本地垂迹とは、552年の仏教の伝来により、神と仏を一緒に祀る神仏習合(しんぶつしゅうごう)の考え方のひとつです。
本地垂迹では日本の神々は、仏が姿を変えて現れたものだと考えます。
宗派や神社などで異なりますが、
例えば、
天照大神(あまてらすおおみかみ)は、大日如来(だいにちにょらい)や十一面観音菩薩(じゅういちめんかんのんぼさつ)が姿を変えたものであり、
大国主命(おおくにぬしのみこと)は大黒天(だいこくてん)が姿を変えたもの
だと考えます。
そして、平安時代(794年~1185年)ごろには仏様が神様と結び付けられ、多くの神社が「〇〇権現」と呼ばれるようになったそうです。
たとえば、東京都の「根津神社」には、須佐之男命(すさのおのみこと)と十一面観音菩薩(じゅういちめんかんのんぼさつ)が結び付けられて「根津権現(ねづごんげん)」としてお祀りされていました。
現在は、地元の人々に「権現様」と呼ばれたり、通称で「根津権現」と呼ばれたりしています。
しかし、江戸時代(1603年~1868年)になると神仏分離(しんぶつぶんり・神と仏は別々に祀ること)によって、神社とお寺、神様と仏様が区別されるようになりました。
そして、明治時代(1868年~1912年)の神仏判然令(神仏分離令)によって神仏習合が禁止され「〇〇権現」という呼び方が禁止されました。

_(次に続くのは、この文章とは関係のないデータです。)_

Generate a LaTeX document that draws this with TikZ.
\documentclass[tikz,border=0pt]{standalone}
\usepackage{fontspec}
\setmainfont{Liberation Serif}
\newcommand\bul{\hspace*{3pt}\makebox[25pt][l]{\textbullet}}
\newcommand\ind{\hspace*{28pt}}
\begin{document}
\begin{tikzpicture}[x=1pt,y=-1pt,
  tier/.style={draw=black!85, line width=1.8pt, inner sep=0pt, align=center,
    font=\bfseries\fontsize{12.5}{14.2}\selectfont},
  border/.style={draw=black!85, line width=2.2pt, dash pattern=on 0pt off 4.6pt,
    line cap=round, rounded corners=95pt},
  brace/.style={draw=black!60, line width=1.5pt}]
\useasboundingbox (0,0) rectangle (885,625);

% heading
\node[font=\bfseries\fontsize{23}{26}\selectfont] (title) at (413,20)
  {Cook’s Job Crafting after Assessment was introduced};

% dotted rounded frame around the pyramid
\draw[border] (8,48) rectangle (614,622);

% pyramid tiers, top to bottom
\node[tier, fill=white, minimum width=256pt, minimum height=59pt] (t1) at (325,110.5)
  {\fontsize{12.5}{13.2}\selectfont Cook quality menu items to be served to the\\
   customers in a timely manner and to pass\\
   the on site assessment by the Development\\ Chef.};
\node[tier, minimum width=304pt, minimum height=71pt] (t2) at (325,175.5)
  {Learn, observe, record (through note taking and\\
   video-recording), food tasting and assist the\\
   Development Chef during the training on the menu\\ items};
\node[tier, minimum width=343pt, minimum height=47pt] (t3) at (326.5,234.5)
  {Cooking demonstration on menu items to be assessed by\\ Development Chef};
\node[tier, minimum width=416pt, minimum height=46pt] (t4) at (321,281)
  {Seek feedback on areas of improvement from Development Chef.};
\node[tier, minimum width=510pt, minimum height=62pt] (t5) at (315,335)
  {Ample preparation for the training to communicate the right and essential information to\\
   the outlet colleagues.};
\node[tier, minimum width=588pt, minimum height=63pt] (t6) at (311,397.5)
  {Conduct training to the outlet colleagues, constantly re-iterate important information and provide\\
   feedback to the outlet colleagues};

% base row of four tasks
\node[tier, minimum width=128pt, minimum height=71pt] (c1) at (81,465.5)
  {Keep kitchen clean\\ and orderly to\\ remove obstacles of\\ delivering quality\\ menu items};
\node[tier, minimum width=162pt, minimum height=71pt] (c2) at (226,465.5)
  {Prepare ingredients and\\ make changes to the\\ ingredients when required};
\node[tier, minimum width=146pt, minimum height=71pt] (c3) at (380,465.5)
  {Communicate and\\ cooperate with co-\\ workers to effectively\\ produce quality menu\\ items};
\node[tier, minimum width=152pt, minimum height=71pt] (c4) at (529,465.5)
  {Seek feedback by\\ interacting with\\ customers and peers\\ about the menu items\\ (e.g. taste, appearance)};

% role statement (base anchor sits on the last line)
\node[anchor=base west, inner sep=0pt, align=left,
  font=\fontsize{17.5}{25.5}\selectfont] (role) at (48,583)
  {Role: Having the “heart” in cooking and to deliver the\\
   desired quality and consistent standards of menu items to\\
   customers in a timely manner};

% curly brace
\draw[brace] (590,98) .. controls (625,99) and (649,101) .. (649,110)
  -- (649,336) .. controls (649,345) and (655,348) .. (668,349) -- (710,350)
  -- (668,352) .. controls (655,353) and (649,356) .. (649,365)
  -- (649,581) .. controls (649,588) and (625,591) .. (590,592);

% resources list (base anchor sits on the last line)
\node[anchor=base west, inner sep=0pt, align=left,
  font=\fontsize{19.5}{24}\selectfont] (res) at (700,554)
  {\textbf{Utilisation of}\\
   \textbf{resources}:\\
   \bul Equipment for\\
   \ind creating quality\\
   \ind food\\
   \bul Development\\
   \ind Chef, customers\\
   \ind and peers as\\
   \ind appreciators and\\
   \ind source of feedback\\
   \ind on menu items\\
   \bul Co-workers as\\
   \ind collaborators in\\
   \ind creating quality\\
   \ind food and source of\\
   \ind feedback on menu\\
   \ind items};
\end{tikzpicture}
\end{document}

そのため現在「権現」は通称としてしか用いられていないようです。
有名なところでは、滋賀県大津市にある「日吉大社」が現在でも通称で「山王権現」と呼ばれています。
明神(みょうじん)
もともと日本に神道がありましたが、仏教が伝来した後、神仏習合によって神社とお寺が同じ敷地内に作られたり、神道の神様と仏教の仏が一緒に祀られるようになりました。

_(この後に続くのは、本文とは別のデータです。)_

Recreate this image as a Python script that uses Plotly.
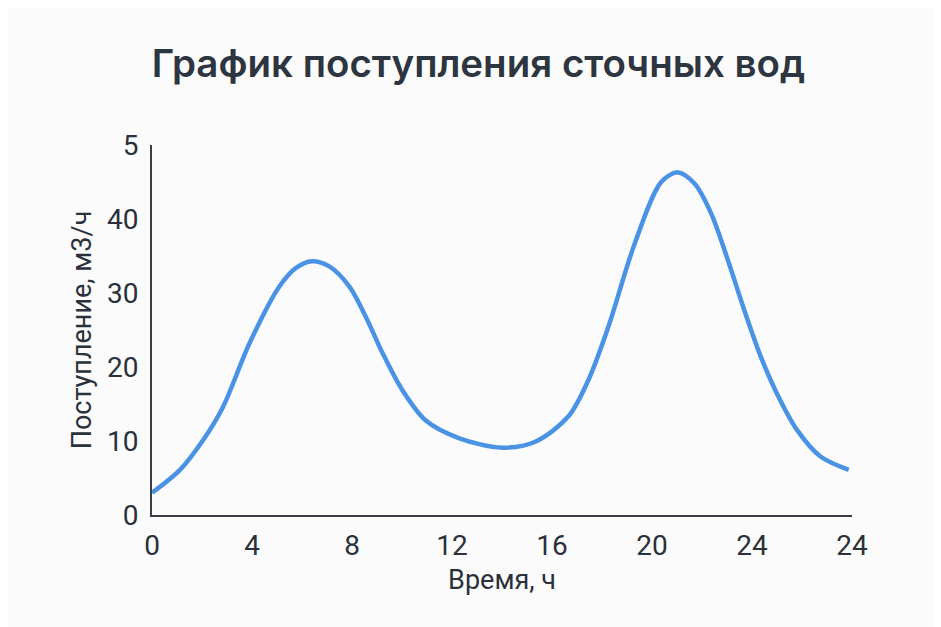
import plotly.graph_objects as go

hours = [0.0, 1.12, 2.04, 2.84, 3.90, 5.10, 5.76, 6.40, 7.09, 7.89, 8.55, 9.22, 10.01,
         10.94, 12.27, 14.0, 15.33, 16.65, 17.45, 18.25, 19.31, 20.37, 21.04,
         21.7, 22.36, 23.03, 23.69, 24.35, 25.0, 25.8, 26.74, 27.87]
inflow = [3.0, 6.1, 10.1, 14.6, 23.2, 30.9, 33.4, 34.3, 33.6, 30.9, 26.8, 21.9, 16.9,
          12.8, 10.4, 9.1, 9.9, 13.3, 18.2, 25.4, 36.7, 45.0, 46.3,
          44.8, 40.8, 34.5, 27.7, 21.4, 16.4, 11.5, 7.9, 6.1]

x_tick_vals = [0, 4, 8, 12, 16, 20, 24, 28]
x_tick_text = ["0", "4", "8", "12", "16", "20", "24", "24"]
y_tick_vals = [0, 10, 20, 30, 40, 50]
y_tick_text = ["0", "10", "20", "30", "40", "5"]

fig = go.Figure()
fig.add_trace(go.Scatter(
    x=hours, y=inflow, mode="lines",
    line=dict(color="#4a93e4", width=4.5, shape="spline", smoothing=0.9),
    showlegend=False, hoverinfo="skip",
))

ink = "#2b313a"
fig.update_layout(
    width=941, height=627,
    paper_bgcolor="#fbfbfb", plot_bgcolor="#fbfbfb",
    margin=dict(l=144, r=97, t=137, b=120),
    font=dict(family="Roboto, sans-serif", color=ink),
    title=dict(text="График поступления сточных вод", x=0.5, xanchor="center",
               y=0.912, yanchor="middle",
               font=dict(size=38.5, color="#2d3640", family="Inter, sans-serif", weight=600)),
    xaxis=dict(range=[0, 28], tickvals=x_tick_vals, ticktext=x_tick_text,
               showgrid=False, zeroline=False, showline=True, linecolor="#3a3f47", linewidth=2,
               ticks="", tickfont=dict(size=28, color=ink), ticklabelstandoff=4,
               title=dict(text="Время, ч", font=dict(size=27, color=ink), standoff=10)),
    yaxis=dict(range=[0, 50], tickvals=y_tick_vals, ticktext=y_tick_text,
               showgrid=False, zeroline=False, showline=True, linecolor="#3a3f47", linewidth=2,
               ticks="", tickfont=dict(size=28, color=ink), ticklabelstandoff=6,
               title=dict(text="Поступление, м3/ч", font=dict(size=27, color=ink), standoff=7)),
)

fig.write_html("out.html")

その際、もともと神様として祀られていたご祭神に崇敬(すうけい・心から尊敬すること)の意を表して、神名の下に「明神」とつけるようになったようです。
神道の神様を排除したり、蔑(ないがし)ろにして争いを生ないように仏教を広めるため、「明神」と尊称をつけて呼んだようです。
特に崇敬される神様は「大明神」と呼ばれることもありますが、同じ神様でも「明神」「大明神」の両方の呼び方があったりと、呼び方に明確な基準はありません。
たとえば、豊臣秀吉は亡くなったあとに「豊国大明神」という神号を与えられました。
また、稲荷神に尊称として付けて「稲荷明神」「稲荷大明神」という風に呼びます。
神社の名前には、それぞれ意味があることがわかりましたね。
日本各地に同じ名前の神社があるのを不思議に思っていましたが、同じ神様を祀っているということで、実はとてもわかりやすくなっていたのですね。
神社を参拝する時には、その神社がどのような神社なのかを調べてから行くと、より神様を身近に感じられるかもしれませんよ。